La petite Murphy continua donc, mais sans succès, à réclamer l’expulsion de la maîtresse en titre; et quand elle eut donné un fils à ce roi qu’elle amusait par ses saillies et charmait par sa science de volupté, son amant la maria, pour revenir à la «Grande Marquise».

Richelieu s’était résigné depuis longtemps à ce fatal retour: son flair de courtisan l’avait éloigné d’une piste qui l’avait un instant égaré. Toutefois, bien qu’ayant déposé les armes, il ne se rendait pas complètement à discrétion. Mais Mme de Pompadour voulait, comme aux premiers temps de sa faveur, convertir cette neutralité bienveillante en alliance formelle.
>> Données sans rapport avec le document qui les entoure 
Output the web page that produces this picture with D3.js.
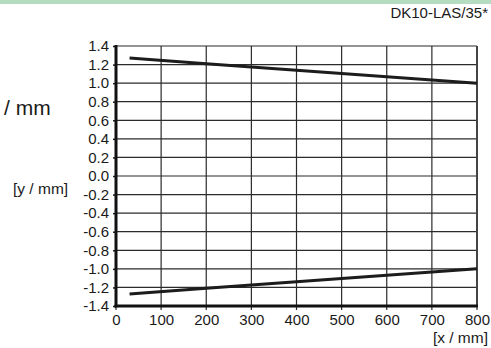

Aussi demanda-t-elle, un jour, résolument à Richelieu le duc de Fronsac pour la fille qu’elle avait eue de M. d’Etioles et qui devait mourir, dans sa dixième année, en juin 1754. Le Maréchal répondit à la Marquise que, s’il n’avait tenu qu’à lui, il eût accepté avec empressement une proposition aussi flatteuse, mais que le consentement à cette union dépendait uniquement de la maison de Lorraine. Mme de Pompadour n’insista pas[450].

[450] Soulavie: Mémoires du Maréchal de Richelieu, t. IX, p. 166.—Mémoires de Mme du Hausset.—Goncourt (Les): Mme de Pompadour, 1878.—Mis d’Argenson: Mémoires, t. VII, VIII, IX passim.